I find it interesting how US top 1% succeeded to persuade the remaining 99% of the population that this is best system for them, when clearly it isn't. Not if you want the best place for your kid to grow up and be given fairest and best chances and have a good safe life. I guess Hollywood helped, but rather than contemplating some conspiracy it seems to me its more some sort of self-fulfilling myth.
We know class mobility is largely a myth, and US society is deeply divided into classes based on money. And as for violence - its there on more noticeable levels than across the pond.
Indirect coercion due to lack of the means of subsistence is not voluntary.
> Socialism is based on forced cooperation.
It's not. Socialism is not Stalinism.
First off, what is and is not an OECD country is selection bias right from the start. "Among" the highest is subjective as well, and it's far from the highest. Next, the US is a large and diverse country. There are some neighborhoods with very high homicide rates (in Chicago, for example). This is not at all representative of the rest of the country, but it averages into the statistics.
The TV series "Sons of Anarchy" is certainly entertaining, but has nothing to do with reality in the US.
The homicide rate is still very, very low compared to deaths from other causes.
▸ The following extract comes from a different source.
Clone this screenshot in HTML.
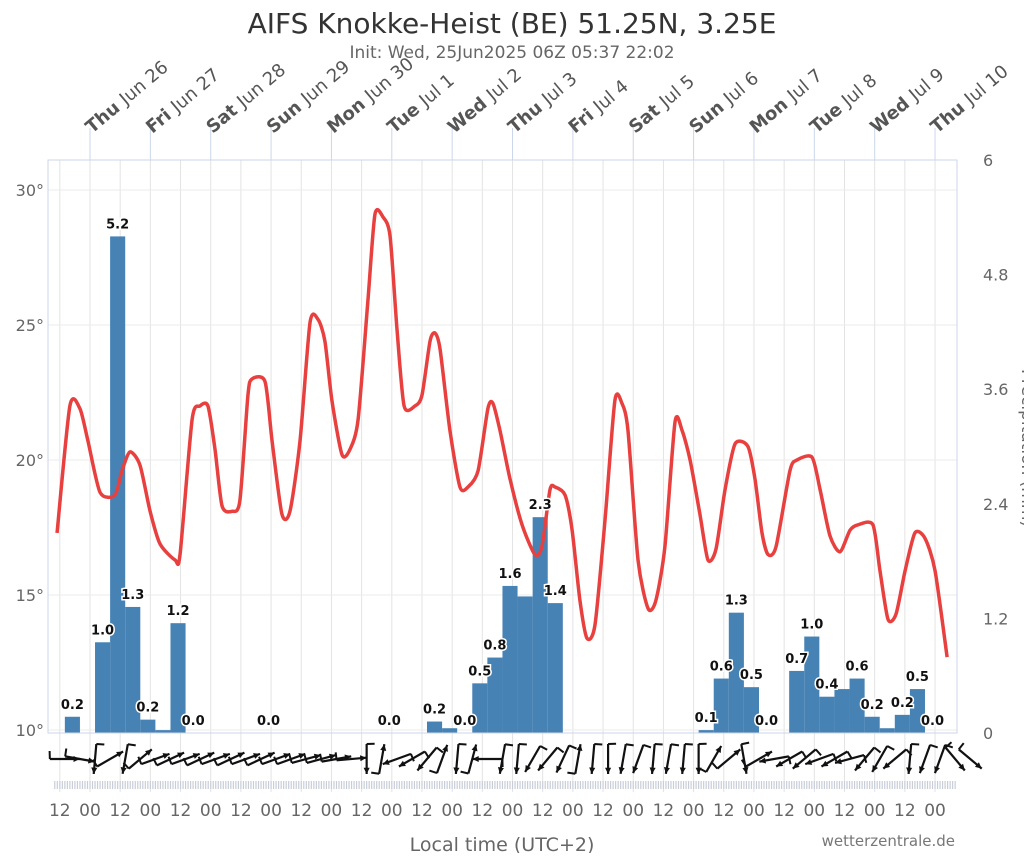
<!DOCTYPE html>
<html><head><meta charset="utf-8"><style>
body{margin:0;background:#fff;font-family:"Liberation Sans","DejaVu Sans",sans-serif}
svg text{font-family:"DejaVu Sans","Liberation Sans",sans-serif}
</style></head><body>
<svg id="chart" width="1024" height="853" viewBox="0 0 1024 853" xmlns="http://www.w3.org/2000/svg">
<text x="512" y="33" text-anchor="middle" font-size="28" fill="#333">AIFS Knokke-Heist (BE) 51.25N, 3.25E</text>
<text x="512" y="58" text-anchor="middle" font-size="17" fill="#666">Init: Wed, 25Jun2025 06Z 05:37 22:02</text>
<g id="grid"></g><g id="bars"></g><g id="temp"></g><g id="labels"></g><g id="axes"></g><g id="wind"></g>
<text x="502" y="851" text-anchor="middle" font-size="19" fill="#666">Local time (UTC+2)</text>
<text x="955" y="846" text-anchor="end" font-size="15" fill="#777">wetterzentrale.de</text>
<text transform="translate(1022,448) rotate(90)" text-anchor="middle" font-size="17" fill="#666">Precipitation (mm)</text>
</svg>
<script>
// ---- data ----
const days = ["Thu|Jun 26","Fri|Jun 27","Sat|Jun 28","Sun|Jun 29","Mon|Jun 30","Tue|Jul 1","Wed|Jul 2","Thu|Jul 3","Fri|Jul 4","Sat|Jul 5","Sun|Jul 6","Mon|Jul 7","Tue|Jul 8","Wed|Jul 9","Thu|Jul 10"];
const tempTicks = [10,15,20,25,30];
const precTicks = ["0","1.2","2.4","3.6","4.8","6"];
// precipitation per 6h, starting hour -10 (relative to Thu Jun 26 00 local)
const precStart = -10;
const precip = [0.17,0,0.95,5.2,1.32,0.14,0.03,1.15,0,0,0,0,0,0,0,0,0,0,0,0,0,0,0,0,0.12,0.05,0,0.52,0.79,1.54,1.43,2.26,1.36,0,0,0,0,0,0,0,0,0,0.03,0.57,1.26,0.48,0,0,0.65,1.01,0.38,0.46,0.57,0.17,0.05,0.19,0.46,0];
const precLabelIdx = [0,2,3,4,5,7,8,13,21,24,26,27,28,29,31,32,42,43,44,45,46,48,49,50,52,53,55,56,57];
const precLabelTxt = ["0.2","1.0","5.2","1.3","0.2","1.2","0.0","0.0","0.0","0.2","0.0","0.5","0.8","1.6","2.3","1.4","0.1","0.6","1.3","0.5","0.0","0.7","1.0","0.4","0.6","0.2","0.2","0.5","0.0"];
const hours = [-13.1,-8,-4,-0.8,4,9.9,12.7,15.9,19.9,23.9,27.8,33.8,35.8,40.6,43.7,46.9,49.7,52.5,56.5,59.6,62.8,64.4,69.6,72.4,76.3,79.5,83.5,87.5,90.7,93.4,96.2,100.2,103.4,106.6,110.5,113.3,116.5,119.3,122.1,124.9,129.2,132,135.2,137.2,139.2,143.1,147.1,150.3,154.3,158.2,160.2,163,167,171.8,176.9,179.7,182.9,184.9,188.9,191.7,194.8,197.6,200.8,204.8,208.7,211.5,213.9,217.9,221.9,225,228.6,232.6,235.4,238.6,242.5,245.7,248.9,252.5,256.5,261.6,264.4,267.2,269.6,272.8,278.3,281.1,287.1,290.3,294.2,298.2,302.2,305.4,311.3,314.1,317.3,320.5,324.1,328,332,336,340.8];
const temps = [17.3,22.0,21.9,20.7,18.8,18.7,19.6,20.3,19.8,18.1,16.9,16.3,16.5,21.5,22.0,22.0,20.4,18.3,18.1,18.5,22.4,23.0,22.9,20.7,18.0,18.1,20.7,25.1,25.2,24.4,22.2,20.2,20.4,21.5,25.9,29.1,29.0,28.3,24.8,22.0,22.0,22.4,24.4,24.7,24.1,21.1,19.0,19.0,19.6,21.9,22.1,21.1,19.3,17.6,16.5,16.8,18.9,19.0,18.7,17.4,14.8,13.4,13.9,17.8,22.2,22.1,21.1,16.3,14.5,14.8,16.8,21.4,21.1,20.0,18.0,16.3,16.7,18.9,20.6,20.5,19.3,17.3,16.5,16.8,19.6,20.0,20.1,18.9,17.2,16.6,17.4,17.6,17.6,15.9,14.1,14.3,15.9,17.3,17.1,15.9,12.7];
// wind arrow direction (deg, screen angle arrow points) every 6h from hour -10
const windDir = [0,10,95,-30,100,-40,-20,-25,-20,-25,-20,-25,-20,-25,-20,-20,-15,-15,-10,-5,90,-80,160,150,130,-70,95,-75,180,100,95,120,130,115,-80,95,90,100,110,95,100,95,90,-60,-40,80,-30,170,150,140,160,150,165,130,120,140,95,110,110,50,40];
// ---- helpers ----
const NS="http://www.w3.org/2000/svg";
const L=48,R=957,T=160,B=733;
const xH=h=>90+h*60.36/24;
const yT=t=>730-(t-10)*27;
const yP=p=>B-p*95.5;
function mk(tag,attrs,parent){const e=document.createElementNS(NS,tag);for(const k in attrs)e.setAttribute(k,attrs[k]);parent.appendChild(e);return e;}
const grid=document.getElementById('grid'),bars=document.getElementById('bars'),tg=document.getElementById('temp'),lg=document.getElementById('labels'),ax=document.getElementById('axes'),wg=document.getElementById('wind');
for(let h=-24;h<=360;h+=12){const x=xH(h);if(x<L||x>R)continue;
 const g=mk('line',{x1:x,x2:x,y1:T,y2:792,stroke:'#e3e3e3','stroke-width':1},grid);
 }
tempTicks.forEach(t=>{const y=yT(t);
 const g=mk('line',{x1:L,x2:R,y1:y,y2:y,stroke:'#ebebeb','stroke-width':1},grid);
 
 const tx=mk('text',{x:44,y:y+6,'text-anchor':'end','font-size':16,fill:'#666'},ax);tx.textContent=t+'°';
 });
precTicks.forEach(p=>{const y=yP(parseFloat(p));
 const tx=mk('text',{x:983,y:y+6,'text-anchor':'start','font-size':16,fill:'#666'},ax);tx.textContent=p;
 });
const fr=mk('rect',{x:L,y:T,width:R-L,height:B-T,fill:'none',stroke:'#ccd6eb','stroke-width':1},ax);

precip.forEach((p,i)=>{if(p<=0)return;const x0=xH(precStart+i*6),x1=xH(precStart+(i+1)*6);
 const r=mk('rect',{x:x0,y:yP(p),width:x1-x0,height:B-yP(p),fill:'#4682b4'},bars);
 });
precLabelIdx.forEach((i,k)=>{const xc=(xH(precStart+i*6)+xH(precStart+(i+1)*6))/2;const p=precip[i];
 const t=mk('text',{x:xc,y:yP(p)-8,'text-anchor':'middle','font-size':13,'font-weight':'bold',fill:'#111',stroke:'#fff','stroke-width':3,'paint-order':'stroke'},lg);
 t.textContent=precLabelTxt[k];
 });
const pts=hours.map((h,i)=>[xH(h),yT(temps[i])]);
let d='M'+pts[0][0]+','+pts[0][1];
for(let i=0;i<pts.length-1;i++){const p0=pts[Math.max(0,i-1)],p1=pts[i],p2=pts[i+1],p3=pts[Math.min(pts.length-1,i+2)];
 const c1=[p1[0]+(p2[0]-p0[0])/8,p1[1]+(p2[1]-p0[1])/8],c2=[p2[0]-(p3[0]-p1[0])/8,p2[1]-(p3[1]-p1[1])/8];
 d+=` C${c1[0]},${c1[1]} ${c2[0]},${c2[1]} ${p2[0]},${p2[1]}`;}
const tl=mk('path',{d:d,fill:'none',stroke:'#e8403f','stroke-width':3.5,'stroke-linejoin':'round'},tg);

days.forEach((s,i)=>{const x=xH(i*24);const [w,dt]=s.split('|');
 const ln=mk('line',{x1:x,x2:x,y1:T,y2:128,stroke:'#ccd6eb'},ax);
 
 const t=mk('text',{transform:`translate(${x+2},${134}) rotate(-40)`,'font-size':18,fill:'#555'},ax);
 
 const a=mk('tspan',{'font-weight':'bold'},t);a.textContent=w+' ';const b=mk('tspan',{},t);b.textContent=dt;});
for(let h=-12;h<=336;h+=12){const x=xH(h);
 const t=mk('text',{x:x,y:816,'text-anchor':'middle','font-size':17,fill:'#666'},ax);t.textContent=(h%24===0)?'00':'12';
 }
for(let h=-14;h<=348;h+=1){const x=xH(h);if(x<L||x>R)continue;
 const m=mk('line',{x1:x,x2:x,y1:781,y2:789,stroke:'#c8cdd8','stroke-width':1.2},ax);
 }
windDir.forEach((a,i)=>{const xc=xH(-10+i*6),yc=759;const r=a*Math.PI/180,len=15;
 const dx=Math.cos(r)*len,dy=Math.sin(r)*len;
 const g=mk('g',{},wg);
 mk('line',{x1:xc-dx,y1:yc-dy,x2:xc+dx,y2:yc+dy,stroke:'#111','stroke-width':2.2},g);
 const hx=xc+dx,hy=yc+dy,ah=7;
 mk('polygon',{points:`${hx},${hy} ${hx-Math.cos(r-0.45)*ah},${hy-Math.sin(r-0.45)*ah} ${hx-Math.cos(r+0.45)*ah},${hy-Math.sin(r+0.45)*ah}`,fill:'#111'},g);
 const bx=xc-dx,by=yc-dy;
 mk('line',{x1:bx,y1:by,x2:bx+Math.cos(r-1.6)*8,y2:by+Math.sin(r-1.6)*8,stroke:'#111','stroke-width':2},g);});
</script>
</body></html>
It doesn't even rate a mention in lists of deaths from causes. I wouldn't characterize that as "exceptionally violent".
> The US still has legal capital punishment.
28 states have capital punishment, 22 do not. In 2019, 22 people total were executed. While this is 22 too many and it needs to stop, it is statistically insignificant compared to the population of 328,000,000.
> The whole approach to the penal system being very revenge-based
I agree with that, but don't agree it makes society violent.
> The prevalence of sexual violence
I clicked on the reference, expecting to see rates of conviction for sexual violence. It's not there.